The Joseph Rowntree Foundation has also produced a report which explores the lives of young people, aged 15-24, in two study areas located in regions of England where the harm caused by alcohol is markedly different. The aim of the research was to explore whether living in these places influenced young people’s drinking.
Key points in the report are:
Significant differences in alcohol-related harms have been observed between English regions. The north has a higher degree of reported indicators of harms than the south-east and the south-west.
Despite these variations, young people’s drinking behaviour in the two areas studied followed similar patterns with regard to their choice of drink, where they drank, and the days of the week and times at which they drank.
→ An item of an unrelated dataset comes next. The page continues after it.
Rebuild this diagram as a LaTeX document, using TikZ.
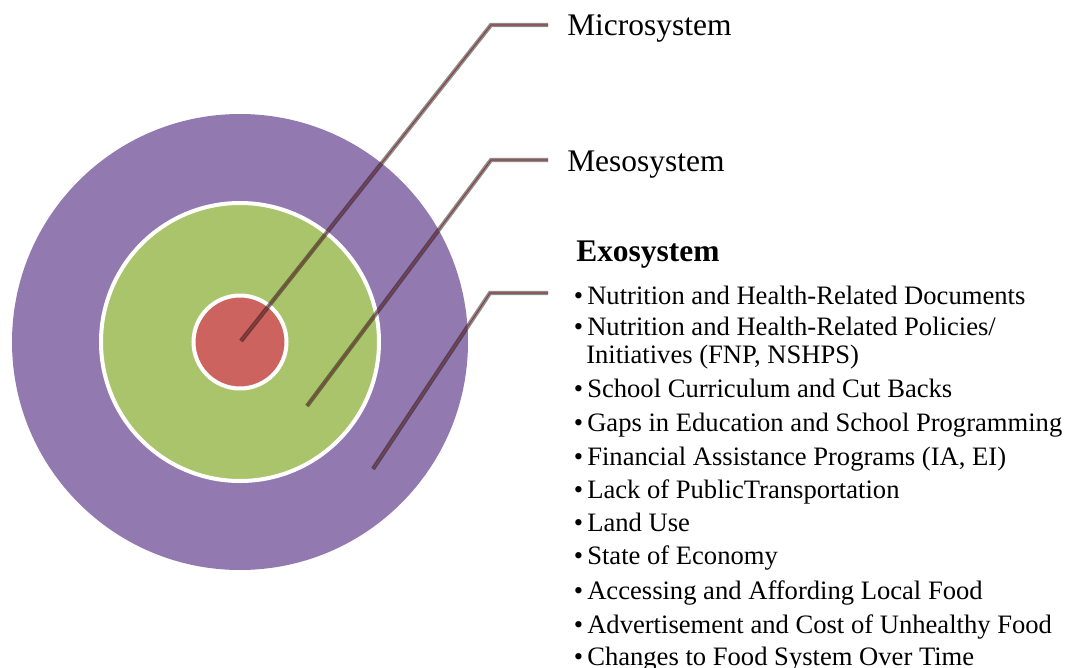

The differences between young people’s behaviour in the case study areas was subtle and related to how those places had developed over long periods of time.
The primary motivation for drinking at all ages was sociability, having a good time and avoiding trouble. On a ‘good night out’, laughter and fun were important. In the case of the north-eastern city, this was a significant part of local culture. Young people rarely drank on their own.
Young people actively sought out ‘clusters’ of youth-orientated bars. A concentration of ‘clusters’ in the north east formed part of the impetus for young people to drink more than they originally intended.
In the south east, young people below the legal age of drinking engaged in a wider range of leisure activities, sports and hobbies.
In the north east, adult drinking was more visible both in the city centre and in streets and parks. There were more spaces where young people drank alongside adults.
Despite a wish to limit the number of licensed premises in the north east, planning authorities had been unable to resist commercial pressures to allow clubs and bars to fill units that would otherwise be vacant.